Commercial Construction Loans: Financing The Dream

By Tom G. Honeycutt


Financing business premises or a new commercial development is a process that usually involves large monetary figures and extensive forward planning. Like any property finance arrangement, it is expensive, not least because it involves substantial periphery administrative costs besides the property's actual price. It is also the longest term commitment to debt that businesspeople make, spanning years or decades. However, where the financed structure does not yet exist, there are additional factors to be considered. Commercial construction loans are therefore not the same as conventional credit purchase agreements.

One of the most important issues is that a commercial property is intended to generate income. This means that the credit provider (which is usually a bank) needs to assess whether the expected income is commensurate with the amount of credit granted. Market research also needs to determine whether the property's desired use represents a satisfactory revenue potential.

Once the project's financial viability has been ascertained, the project management representatives and the bank (or other credit provider) need to negotiate the loan agreement's terms and itinerary. A construction loan usually has more than one stage, as the structure it finances comes into existence during the course of the agreement. The loan's first stage pays for the building process itself. Once that process is complete, and the structure is commercially employed, a much longer agreement commences which is used to cover the property's entire price. The bridging agreement between the two stages is called a mini-perm agreement.

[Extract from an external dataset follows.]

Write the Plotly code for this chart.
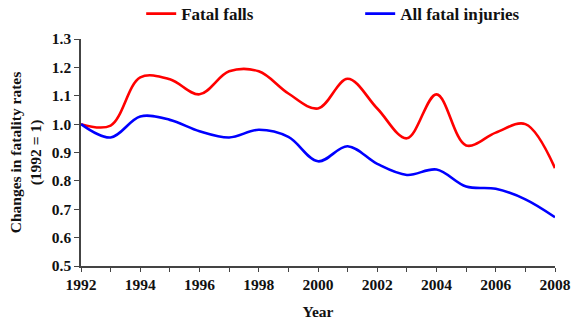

In approving the agreement, the lender needs to assess the building contractor's history, capabilities and industry reputation. There also needs to be a verification of the contract price in relation to other similar projects, and this may require a detailed analysis of how the borrower or contractor intends to spend the available money.

In the absence of a standing structure, the lender also requires exhaustive technical information on the project, such as building specifications, the duration of the work, materials to be used, and all pertinent details that may be of use in approving the loan application.

It is sometimes extremely hard to gain approval from a bank or other institution for credit. Project initiators should therefore put together an informative business strategy which is substantiated by market research and data. If the project is seen as incompatible with prevailing market conditions the entire loan application may be rejected by bank analysts for that reason.

New construction is always an exciting event and is very important in the economy's growth. Approaching these loans in an effective, professional fashion makes the process much easier for all parties concerned and allows for smoother business.